– Итак, Эжени вошла в комнату смерти еще беспечным и легкомысленным существом, а вышла из нее прозревшим и серьезным человеком. Ей не удалось пропустить ни одного урока учителя по имени смерть: сначала на ее глазах жизнь покинула тело, а потом на ее глазах тело вынесли из комнаты, и после того, как ее оставили наедине с покойником, она оказалась наедине с пустотой и одиночеством, так как соседи не хотели отпускать Жанну прежде, чем пройдет несколько дней, а Жанна ни разу не справилась о дочери. Когда Эжени осталась одна, совсем одна, ей стало страшно, и, зарыдав, она в первый раз после смерти отца выскочила на улицу. Что ее там ожидало! Глаза, в которых отражалось куда больше любопытства, чем сочувствия; все только шушукались за ее спиной, но никто не подумал заговорить с ней; а детишки, более жестокие или, наоборот, более сердобольные, чем их родители, заявили:
«А правда, бедняжка Эжени, правда, что тебя отправляют в сиротский приют?»

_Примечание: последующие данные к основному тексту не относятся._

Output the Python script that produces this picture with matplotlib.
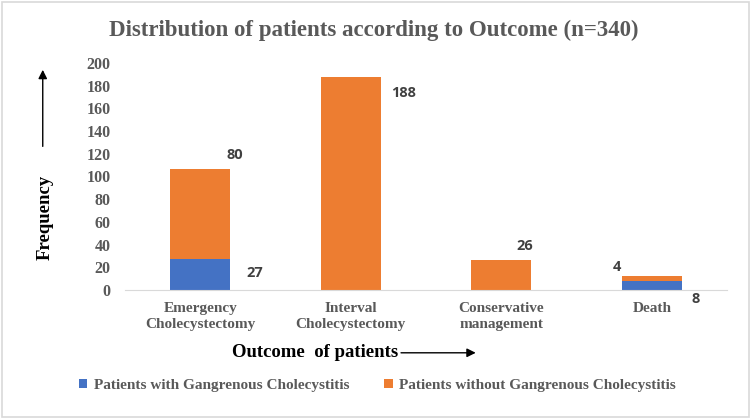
import matplotlib

matplotlib.use("Agg")
import matplotlib.pyplot as plt
from matplotlib.patches import Rectangle, FancyArrowPatch
import numpy as np

categories = ["Emergency\nCholecystectomy", "Interval\nCholecystectomy",
              "Conservative\nmanagement", "Death"]
with_gc = [27, 0, 0, 8]
without_gc = [80, 188, 26, 4]
series_names = ["Patients with Gangrenous Cholecystitis",
                "Patients without Gangrenous Cholecystitis"]
yticks = list(range(0, 201, 20))

BLUE = "#4472C4"
ORANGE = "#ED7D31"
GRAY = "#595959"
SERIF = "Liberation Serif"

fig = plt.figure(figsize=(7.5, 4.19), dpi=100)
fig.patches.append(Rectangle((0.002, 0.004), 0.996, 0.992, transform=fig.transFigure,
                             fill=False, edgecolor="#D9D9D9", linewidth=1.2))
ax = fig.add_axes([0.1667, 0.3079, 0.8027, 0.5418])

x = np.arange(len(categories))
w = 0.4
ax.bar(x, with_gc, w, color=BLUE, label=series_names[0])
ax.bar(x, without_gc, w, bottom=with_gc, color=ORANGE, label=series_names[1])

ax.set_xlim(-0.5, len(categories) - 0.5)
ax.set_ylim(0, 200)
ax.set_yticks(yticks)
ax.set_xticks(x)
ax.set_xticklabels(categories, fontfamily=SERIF, fontweight="bold",
                   fontsize=11, color=GRAY, linespacing=1.3)
for lab in ax.get_yticklabels():
    lab.set_fontfamily(SERIF)
    lab.set_fontweight("bold")
    lab.set_fontsize(11.5)
    lab.set_color(GRAY)
ax.tick_params(axis="x", length=0, pad=9)
ax.tick_params(axis="y", length=0, pad=10.5)
for s in ["top", "right", "left"]:
    ax.spines[s].set_visible(False)
ax.spines["bottom"].set_color("#D9D9D9")

# data labels: (value, anchor x, anchor y, offset in points)
lab_kw = dict(textcoords="offset points", fontsize=10.5, fontweight="bold",
              color="#404040", family="Open Sans", ha="center", va="center")
totals = [a + b for a, b in zip(with_gc, without_gc)]
ax.annotate(str(without_gc[0]), (x[0], totals[0]), xytext=(25, 9.4), **lab_kw)
ax.annotate(str(with_gc[0]), (x[0], with_gc[0]), xytext=(39, -9.8), **lab_kw)
ax.annotate(str(without_gc[1]), (x[1], totals[1]), xytext=(38, -11.8), **lab_kw)
ax.annotate(str(without_gc[2]), (x[2], totals[2]), xytext=(16.6, 10.4), **lab_kw)
ax.annotate(str(without_gc[3]), (x[3], totals[3]), xytext=(-25.2, 6.8), **lab_kw)
ax.annotate(str(with_gc[3]), (x[3], 0), xytext=(31.7, -6.5), **lab_kw)

# titles
fig.text(0.498, 0.928, "Distribution of patients according to Outcome (n=340)",
         ha="center", va="center", fontsize=16.5, fontweight="bold",
         family=SERIF, color=GRAY)
fig.text(0.06, 0.48, "Frequency", rotation=90, ha="center", va="center",
         fontsize=13.5, fontweight="bold", family=SERIF, color="black")
fig.text(0.309, 0.158, "Outcome  of patients", ha="left", va="center",
         fontsize=13.5, fontweight="bold", family=SERIF, color="black")

# arrows
fig.patches.append(FancyArrowPatch((0.057, 0.644), (0.057, 0.84), transform=fig.transFigure,
                                   arrowstyle="-|>", mutation_scale=13, color="black", lw=1))
fig.patches.append(FancyArrowPatch((0.531, 0.158), (0.638, 0.158), transform=fig.transFigure,
                                   arrowstyle="-|>", mutation_scale=13, color="black", lw=1))

leg = fig.legend(loc="center", bbox_to_anchor=(0.503, 0.081), ncol=2, frameon=False,
                 prop={"family": SERIF, "weight": "bold", "size": 11},
                 handlelength=0.55, handleheight=0.55, handletextpad=0.4,
                 columnspacing=2.3)
for t in leg.get_texts():
    t.set_color(GRAY)

fig.savefig("out.png", dpi=100)
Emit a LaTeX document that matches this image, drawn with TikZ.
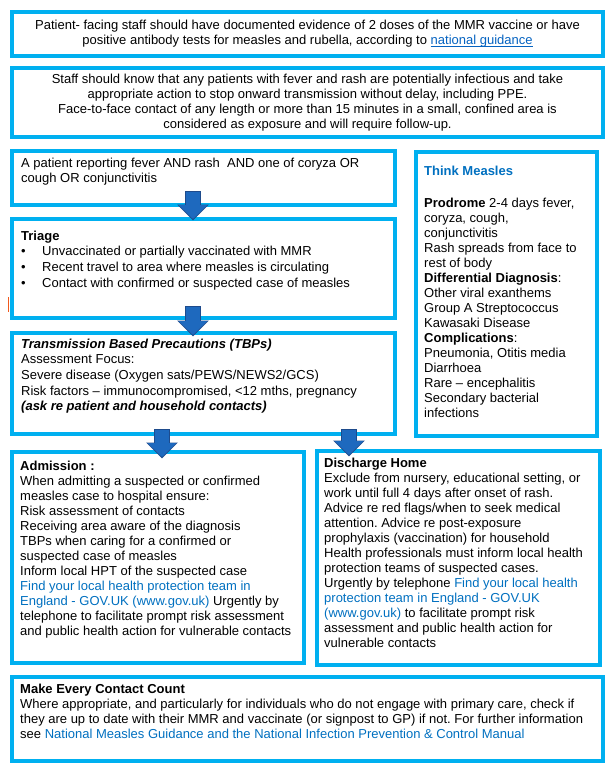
\documentclass[tikz,border=0pt]{standalone}
\usepackage{fontspec}
\setmainfont{Liberation Sans}
\usetikzlibrary{arrows.meta}
\definecolor{boxcyan}{RGB}{0,176,240}
\definecolor{arrowfill}{RGB}{30,105,190}
\definecolor{arrowline}{RGB}{30,75,140}
\definecolor{linkblue}{RGB}{0,112,192}
\definecolor{hyperblue}{RGB}{5,99,193}
\definecolor{markorange}{RGB}{240,90,30}
\newcommand{\clink}[1]{\textcolor{linkblue}{#1}}
\newcommand{\ulink}[1]{\textcolor{hyperblue}{\setbox0\hbox{#1}\rlap{\rule[-1.6pt]{\wd0}{0.9pt}}\box0}}
\frenchspacing

\begin{document}
\begin{tikzpicture}[x=1pt,y=-1pt,font=\fontsize{13}{15}\selectfont]
  \tikzstyle{box}=[draw=boxcyan,line width=4pt,fill=white,anchor=north west,inner sep=0pt]
  \tikzstyle{txt}=[anchor=north west,inner sep=0pt,align=left]
  \tikzstyle{loose}=[font=\fontsize{13}{15.7}\selectfont]
  \tikzstyle{flow}=[draw=arrowfill,line width=14pt,-{Triangle[width=28pt,length=14pt]},
    preaction={draw=arrowline,line width=16pt,-{Triangle[width=31pt,length=16pt]},shorten >=-1.5pt,shorten <=-1pt}]

  \useasboundingbox (0,0) rectangle (610,768);

  % frames
  \node[box,minimum width=591pt,minimum height=44pt,align=center] (ST) at (10,10)
    {Patient- facing staff should have documented evidence of 2 doses of the MMR vaccine or have\\
     positive antibody tests for measles and rubella, according to \ulink{national guidance}};
  \node[box,minimum width=591pt,minimum height=69pt,align=center] (SK) at (10,66)
    {Staff should know that any patients with fever and rash are potentially infectious and take\\
     appropriate action to stop onward transmission without delay, including PPE.\\
     Face-to-face contact of any length or more than 15 minutes in a small, confined area is\\
     considered as exposure and will require follow-up.};
  \node[box,minimum width=383pt,minimum height=54pt]  (PR) at (10,149)  {};
  \node[box,minimum width=181pt,minimum height=284pt] (TM) at (414,150) {};
  \node[box,minimum width=383pt,minimum height=99pt]  (TR) at (10,217)  {};
  \node[box,minimum width=383pt,minimum height=101pt] (TB) at (10,331)  {};
  \node[box,minimum width=292pt,minimum height=211pt] (AD) at (10,450)  {};
  \node[box,minimum width=283pt,minimum height=214pt] (DH) at (315,449) {};
  \node[box,minimum width=591pt,minimum height=84pt]  (MC) at (10,675)  {};
  \draw[markorange,line width=1.5pt] (8.5,297) -- (8.5,312);

  % texts
  \node[txt] (PRt) at (21,157.5) {A patient reporting fever AND rash\ \ AND one of coryza OR\\
    cough OR conjunctivitis};
  \node[txt] (TMt) at (424,165.5) {\clink{\textbf{Think Measles}}\\[17pt]
    \textbf{Prodrome} 2-4 days fever,\\
    coryza, cough,\\
    conjunctivitis\\
    Rash spreads from face to\\
    rest of body\\
    \textbf{Differential Diagnosis}:\\
    Other viral exanthems\\
    Group A Streptococcus\\
    Kawasaki Disease\\
    \textbf{Complications}:\\
    Pneumonia, Otitis media\\
    Diarrhoea\\
    Rare -- encephalitis\\
    Secondary bacterial\\
    infections};
  \node[txt,loose] (TRt) at (21,230.5) {\textbf{Triage}\\
    \makebox[21pt][l]{\textbullet}Unvaccinated or partially vaccinated with MMR\\
    \makebox[21pt][l]{\textbullet}Recent travel to area where measles is circulating\\
    \makebox[21pt][l]{\textbullet}Contact with confirmed or suspected case of measles};
  \node[txt,loose] (TBt) at (21,338.5) {\textbf{\textit{Transmission Based Precautions (TBPs)}}\\
    Assessment Focus:\\
    Severe disease (Oxygen sats/PEWS/NEWS2/GCS)\\
    Risk factors -- immunocompromised, <12 mths, pregnancy\\
    \textbf{\textit{(ask re patient and household contacts)}}};
  \node[txt] (ADt) at (20,460.5) {\textbf{Admission :}\\
    When admitting a suspected or confirmed\\
    measles case to hospital ensure:\\
    Risk assessment of contacts\\
    Receiving area aware of the diagnosis\\
    TBPs when caring for a confirmed or\\
    suspected case of measles\\
    Inform local HPT of the suspected case\\
    \clink{Find your local health protection team in}\\
    \clink{England - GOV.UK (www.gov.uk)} Urgently by\\
    telephone to facilitate prompt risk assessment\\
    and public health action for vulnerable contacts};
  \node[txt] (DHt) at (324,457.5) {\textbf{Discharge Home}\\
    Exclude from nursery, educational setting, or\\
    work until full 4 days after onset of rash.\\
    Advice re red flags/when to seek medical\\
    attention. Advice re post-exposure\\
    prophylaxis (vaccination) for household\\
    Health professionals must inform local health\\
    protection teams of suspected cases.\\
    Urgently by telephone \clink{Find your local health}\\
    \clink{protection team in England - GOV.UK}\\
    \clink{(www.gov.uk)} to facilitate prompt risk\\
    assessment and public health action for\\
    vulnerable contacts};
  \node[txt] (MCt) at (20,683.5) {\textbf{Make Every Contact Count}\\
    Where appropriate, and particularly for individuals who do not engage with primary care, check if\\
    they are up to date with their MMR and vaccinate (or signpost to GP) if not. For further information\\
    see \clink{National Measles Guidance and the National Infection Prevention \& Control Manual}};

  % arrows
  \draw[flow] ([xshift=-10.5pt,yshift=15pt]PR.south) -- ([xshift=-10.5pt,yshift=-2pt]TR.north);
  \draw[flow] ([xshift=-10.5pt,yshift=13pt]TR.south) -- ([xshift=-10.5pt,yshift=-4pt]TB.north);
  \draw[flow] ([xshift=-41.5pt,yshift=6pt]TB.south) -- ([xshift=4pt,yshift=-7pt]AD.north);
  \draw[flow] ([xshift=145.5pt,yshift=6pt]TB.south) -- ([xshift=-109.5pt,yshift=-6pt]DH.north);
\end{tikzpicture}
\end{document}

Эти слова, страшно напугав Эжени, напомнили ей об одном обстоятельстве, которому до сих пор она не придавала особого значения. У отца хранилась шкатулка, ключ от которой он всегда носил с собой, и частенько он говаривал дочери: «Смотри, глупышка, здесь внутри есть некий секрет, о котором я когда-нибудь тебе расскажу». От ужаса она тут же помчалась обратно наверх, чтобы завладеть как можно быстрее этой шкатулкой, словно все, что принадлежало отцу, должно было ее защитить. Она вбежала в комнату, которую только что покинула, но ее мать оказалась уже там, она держала в руках ту самую, уже открытую, шкатулку и смотрела, как горит ее содержимое – пакет с бумагами. Эжени, совершенно интуитивно почувствовав, что ее чего-то лишают, отнимают, возможно, последнюю надежду, набросилась на мать:
– Что ты делаешь! Это мое! Все, что в шкатулке, – мое!
– Ничего твоего здесь нет, мерзавка, – ответила ей Жанна, пребольно оттолкнув. – Куска хлеба и то нет, не заработала!
– Во-первых, – не убоялась возразить девочка, – я не ела с тех пор, как папа умер, а во-вторых, ваш хлеб, матушка, я никогда не ела и не буду есть ни за что!
Вот так в первый раз повстречались мать, после смерти мужа, и дочь, после смерти отца…
Минутой позже, первой устав пререкаться, Жанна вышла, ведь нужно было подумать о делах насущных. Несчастье бедных людей еще и в том, что у них нет возможности развеять свое горе в развлечениях. Жанна оставила дочери заботу об уборке комнаты, в которой умер ее отец.
Если когда-нибудь Эжени будет твоей, – продолжал Дьявол, – и ты увидишь на ее груди подвешенный на шелковом шнурке маленький мешочек, то не вздумай, ревнуя к предыдущим ее возлюбленным, срывать его; он таит в себе маленький обрывок простыни, на котором загустела капелька крови Жерома, – единственное, что осталось у нее от отца, самая святая вещь, перед которой она преклоняется; даже я не способен осмеять или осквернить этот культ.
Меж тем тот горделивый ответ матери насчет куска хлеба вовсе не был пустым сотрясением воздуха. Эжени вскоре после Жанны вышла, направилась к хозяйке мастерской, в которой она работала, и попросила у нее сверхурочной работы. Совсем маленькая еще девочка, дни которой и так целиком уходили на работу, продав еще и свои ночи, вернулась домой и с полным правом заявила матери: «Я сама зарабатываю себе на жизнь!»
Очень скоро оказалось, что ей приходится зарабатывать не только для себя, но и для Жанны, которая когда-то бросила свое торговое ремесло, уступив уговорам Жерома; теперь же ее место было занято, нравы и привычки в то стремительное время успели измениться, и потому ей никак не удавалось возобновить дававшее прежде какой-то доход дело. Не думай, однако, что Эжени распоряжалась сама заработанными с таким трудом деньгами – всю зарплату она без остатка отдавала матери, которая ежеутренне, отрезав ей на завтрак кусок хлеба, выделяла дочери одно су и сухо роняла: «Иди работай». Только не смейся, господин, не смейся, ты, спесивый обладатель миллионов! Не зарекайся от сумы, вскоре и ты можешь познать цену одного су! Одно су на развлечения – ничто, одно су на жизнь – это целое сокровище.
Каждый вечер бедное дитя, почти всегда приходя домой первой, готовила скромный ужин и накрывала стол на двоих, а после ужина опять принималась за работу и трудилась до утра при скудном свете свечи. Первые ночи были просто ужасными, поверь: ей пришлось шить траурные платья для себя и для матери.